I know this is an old post, but I have to point out that we don't need to assume anything about the timing.
It's 1880--presumably late fall or winter--when Delilah is attacked (the screen tells us explicitly that it is 1880). Little Bill tells Davey and Quick Mike to come back in the spring to hand over the horses.
Next we see them do that, and it's late spring--which would be 1881--as evinced by Shorty telling them they're late and he was getting ready to call Little Bill in a few days to have him go after them.
The main part of the film takes place in July 1881. We know that definitively because of the discussion and newspaper headlines on the train (as well as Little Bill's "...on Independence Day," comment) which announce Charles Guiteau's assassination attempt* on President Garfield. Guiteau (an unhinged fanatic who believed Garfield owed him an ambassadorship) shot Garfield on July 2, 1881, and since the other men on the train are not aware of all the details yet, we can then assume that Little Bill is correctly giving the date when he punches English Bob.
English Bob is kicked out of town the next day, which would be July 5, and the rest of the action takes place over the course of the next week or so (Bill Munny is unconscious for three days, remember).
*I say "assassination attempt" because Garfield did not die until September, so at the time it truly was only an attempt. Not to mention that had it not been for some absolutely horrific medical malpractice, Garfield would very likely have lived; the bullet shot by Guiteau actually only penetrated the stout President's abdomen (missing all organs) by a few inches. But then various doctors etc. went poking around inside the wound, looking for the bullet and trying to determine the extent of the damage, with various implements, including unwashed fingers and sharp bits of metal. They managed to dig their own canal in the poor man's abdomen, puncture his previously unharmed liver, and introduce all sort of germs and filth. The end result was that a three- or four-inch wound became a tunnel of infection eleven inches or so long. They made that even worse by administering emetics and enemas, and then feeding the liver-compromised President brandy and milk. Garfield suffered a horrible painful death, and it was really due to the lack of proper care.

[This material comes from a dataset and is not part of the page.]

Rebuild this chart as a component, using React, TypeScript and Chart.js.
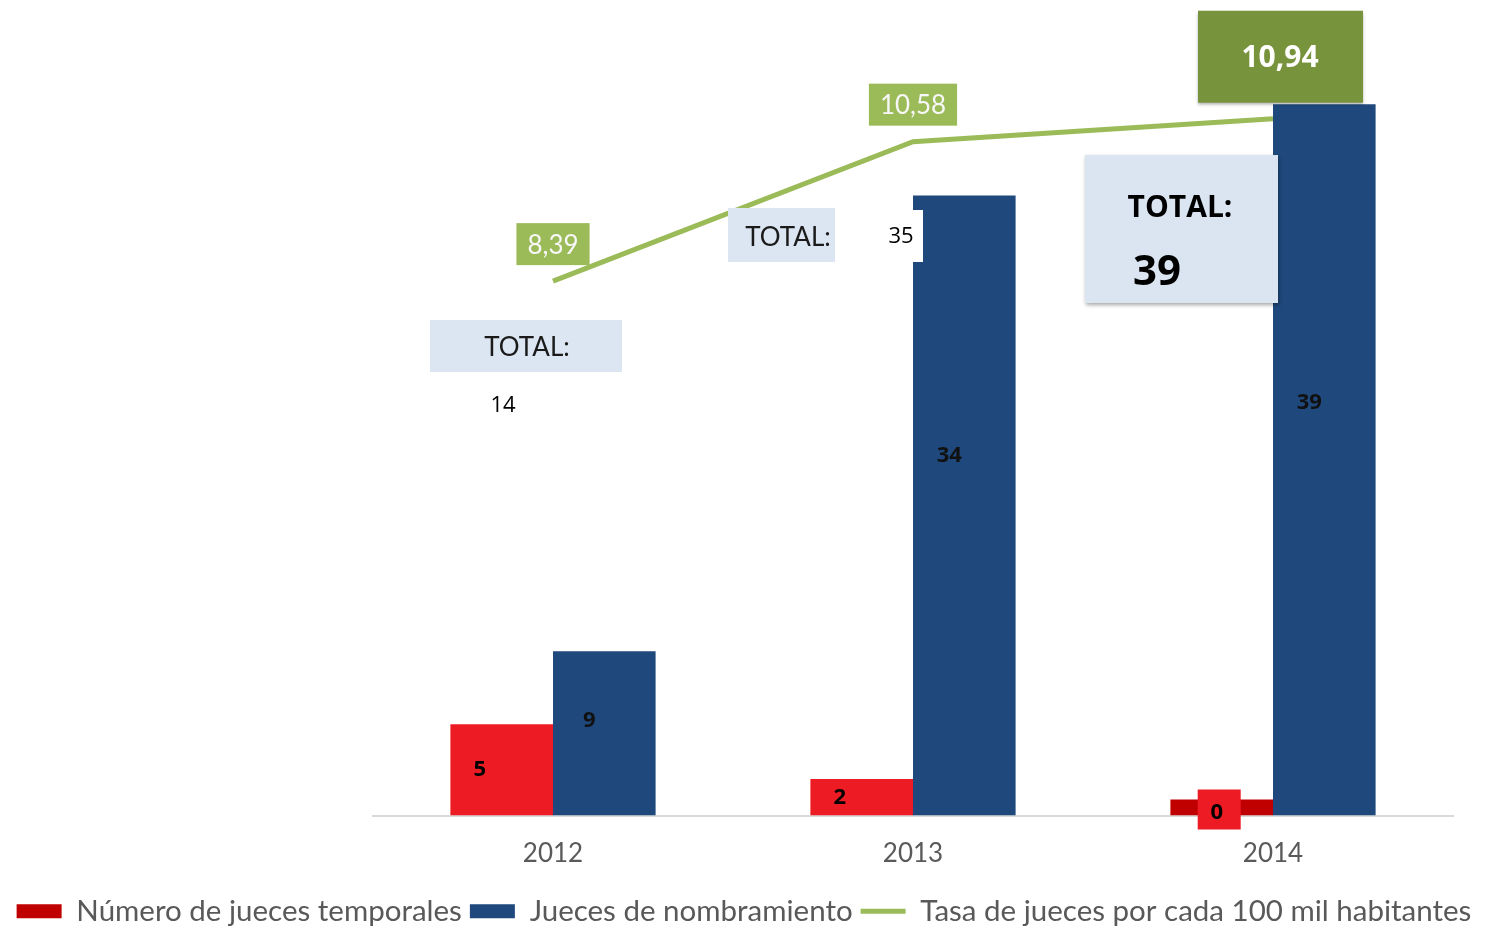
import React, { useEffect, useRef } from 'react';
import { Chart, registerables } from 'chart.js';

Chart.register(...registerables);

// ---- data ----
const years = ['2012', '2013', '2014'];
const temporales = [5, 2, 0];
const nombramiento = [9, 34, 39];
const tasa = [8.39, 10.58, 10.94];
const totales = [14, 35, 39];

const GOTHIC = 'Lato, "Open Sans", sans-serif';
const CALIBRI = '"Open Sans", "Liberation Sans", sans-serif';

const fmt = (v: number) => v.toLocaleString('es-ES', { minimumFractionDigits: 2, maximumFractionDigits: 2 });

const labelPlugin = {
  id: 'labelPlugin',
  afterDatasetsDraw(chart: any) {
    const { ctx, chartArea } = chart;
    const T = chartArea.top;
    const xScale = chart.scales.x;
    const red = chart.getDatasetMeta(0).data;
    const blue = chart.getDatasetMeta(1).data;
    const line = chart.getDatasetMeta(2).data;
    ctx.save();
    ctx.textAlign = 'center';
    ctx.textBaseline = 'middle';

    // TOTAL boxes
    years.forEach((_, i) => {
      const cx = xScale.getPixelForValue(i);
      const total = String(totales[i]);
      if (i === 0) {
        ctx.fillStyle = '#dce6f2';
        ctx.fillRect(cx - 123, T + 307, 192, 52);
        ctx.fillStyle = '#1a1a1a';
        ctx.font = `26px ${GOTHIC}`;
        ctx.fillText('TOTAL:', cx - 26, T + 335);
        ctx.font = `22px ${CALIBRI}`;
        ctx.fillStyle = '#000';
        ctx.fillText(total, cx - 50, T + 393);
      } else if (i === 1) {
        ctx.fillStyle = '#dce6f2';
        ctx.fillRect(cx - 185, T + 195, 107, 54);
        ctx.fillStyle = '#1a1a1a';
        ctx.font = `26px ${GOTHIC}`;
        ctx.fillText('TOTAL:', cx - 125, T + 225);
        ctx.fillStyle = '#ffffff';
        ctx.fillRect(cx - 44, T + 197, 54, 52);
        ctx.fillStyle = '#000';
        ctx.font = `22px ${CALIBRI}`;
        ctx.fillText(total, cx - 12, T + 224);
      } else {
        ctx.save();
        ctx.shadowColor = 'rgba(0,0,0,0.35)';
        ctx.shadowBlur = 4;
        ctx.shadowOffsetX = 1;
        ctx.shadowOffsetY = 2;
        ctx.fillStyle = '#dbe5f1';
        ctx.fillRect(cx - 188, T + 142, 193, 148);
        ctx.restore();
        ctx.fillStyle = '#000';
        ctx.font = `bold 30px ${CALIBRI}`;
        ctx.fillText('TOTAL:', cx - 93, T + 195);
        ctx.font = `bold 42px ${CALIBRI}`;
        ctx.fillText(total, cx - 116, T + 260);
      }
    });

    // red bar labels
    red.forEach((el: any, i: number) => {
      const p = el.getProps(['x', 'y', 'base'], true);
      const v = temporales[i];
      ctx.font = `bold 22px ${CALIBRI}`;
      if (v === 0) {
        const bx = p.x - 3;
        const by = p.base - 6;
        ctx.fillStyle = '#ed1c24';
        ctx.fillRect(bx - 21, by - 20, 43, 40);
        ctx.fillStyle = '#000';
        ctx.fillText(String(v), bx - 2, by + 3);
      } else {
        ctx.fillStyle = '#000';
        ctx.fillText(String(v), p.x - 22, (p.y + p.base) / 2);
      }
    });

    // blue bar labels
    blue.forEach((el: any, i: number) => {
      const p = el.getProps(['x', 'y', 'base'], true);
      ctx.font = `bold 22px ${CALIBRI}`;
      ctx.fillStyle = '#111';
      ctx.fillText(String(nombramiento[i]), p.x - 15, p.y + (p.base - p.y) * 0.42);
    });

    // line labels
    line.forEach((el: any, i: number) => {
      const p = el.getProps(['x', 'y'], true);
      const txt = fmt(tasa[i]);
      if (i === tasa.length - 1) {
        const cx = p.x + 7;
        const cy = p.y - 62;
        ctx.save();
        ctx.shadowColor = 'rgba(0,0,0,0.3)';
        ctx.shadowBlur = 3;
        ctx.shadowOffsetY = 2;
        ctx.fillStyle = '#77933c';
        ctx.fillRect(cx - 82, cy - 46, 165, 92);
        ctx.restore();
        ctx.fillStyle = '#ffffff';
        ctx.font = `bold 30px ${CALIBRI}`;
        ctx.fillText(txt, cx, cy + 2);
      } else {
        ctx.font = `26px ${GOTHIC}`;
        const w = ctx.measureText(txt).width + 22;
        const cx = p.x;
        const cy = p.y - 37;
        ctx.fillStyle = '#9bbb59';
        ctx.fillRect(cx - w / 2, cy - 21, w, 42);
        ctx.fillStyle = '#f7f7f7';
        ctx.fillText(txt, cx, cy + 1);
      }
    });

    ctx.restore();
  },
};

export default function App() {
  const ref = useRef<HTMLCanvasElement>(null);

  useEffect(() => {
    const chart = new Chart(ref.current as HTMLCanvasElement, {
      type: 'bar',
      data: {
        labels: years,
        datasets: [
          {
            type: 'bar',
            label: 'Número de jueces temporales',
            data: temporales,
            backgroundColor: ['#ed1c24', '#ed1c24', '#c00000'],
            yAxisID: 'y',
            order: 1,
            minBarLength: 16,
            categoryPercentage: 0.57,
            barPercentage: 1,
          },
          {
            type: 'bar',
            label: 'Jueces de nombramiento',
            data: nombramiento,
            backgroundColor: '#1f497d',
            yAxisID: 'y',
            order: 1,
            categoryPercentage: 0.57,
            barPercentage: 1,
          },
          {
            type: 'line',
            label: 'Tasa de jueces por cada 100 mil habitantes',
            data: tasa,
            borderColor: '#9bbb59',
            backgroundColor: '#9bbb59',
            borderWidth: 5,
            pointRadius: 0,
            tension: 0,
            yAxisID: 'y1',
            order: 2,
          },
        ],
      } as any,
      options: {
        responsive: false,
        animation: false,
        devicePixelRatio: 1,
        layout: { padding: { top: 13, bottom: -6, left: 0, right: 0 } },
        plugins: {
          tooltip: { enabled: false },
          legend: {
            position: 'bottom',
            labels: {
              font: { family: GOTHIC, size: 29.5 },
              color: '#595959',
              padding: 8,
              usePointStyle: true,
              pointStyleWidth: 45,
              boxHeight: 14,
              generateLabels(c: any) {
                const items = Chart.defaults.plugins.legend.labels.generateLabels(c);
                return items.map((it: any, idx: number) => {
                  if (idx === 0) return { ...it, fillStyle: '#c00000', strokeStyle: '#c00000', lineWidth: 0, pointStyle: 'rect' };
                  if (idx === 1) return { ...it, fillStyle: '#1f497d', strokeStyle: '#1f497d', lineWidth: 0, pointStyle: 'rect' };
                  return { ...it, fillStyle: '#9bbb59', strokeStyle: '#9bbb59', lineWidth: 5, pointStyle: 'line' };
                });
              },
            },
          },
        },
        scales: {
          x: {
            grid: { display: false, drawTicks: false },
            border: { display: true, color: '#d9d9d9', width: 2 },
            ticks: { font: { family: GOTHIC, size: 26 }, color: '#595959', padding: 23 },
            afterFit(scale: any) {
              scale.height = 73;
            },
          },
          y: {
            position: 'left',
            min: 0,
            max: 44,
            display: true,
            grid: { display: false },
            border: { display: false },
            ticks: { display: false },
            afterFit(scale: any) {
              scale.width = 373;
            },
          },
          y1: {
            position: 'right',
            min: 0,
            max: 12.6,
            display: true,
            grid: { display: false },
            border: { display: false },
            ticks: { display: false },
            afterFit(scale: any) {
              scale.width = 35;
            },
          },
        },
      } as any,
      plugins: [labelPlugin],
    });
    return () => chart.destroy();
  }, []);

  return (
    <div style={{ position: 'absolute', left: 0, top: 0, width: 1488, height: 930, background: '#ffffff' }}>
      <canvas ref={ref} width={1488} height={930} style={{ display: 'block' }} />
    </div>
  );
}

In fact, this medical malpractice was so well-known even at the time (when medicine was certainly not what it is today, and admittedly some of Garfield's treatment was according to the best possible methods of the day) that when Guiteau was tried, he said, "Your Honor, I admit to the shooting of the President, but not the killing." He wasn't entirely wrong.
Of course he was hung anyway. As he mounted the gallows (actually, he *danced* onto the gallows), he recited a poem he'd written, which went:
I am going to the Lord-y
Glory Hallelujah! Glory!
...and then they pulled the lever.
*****
People said love was blind, but what they meant was that love blinded them.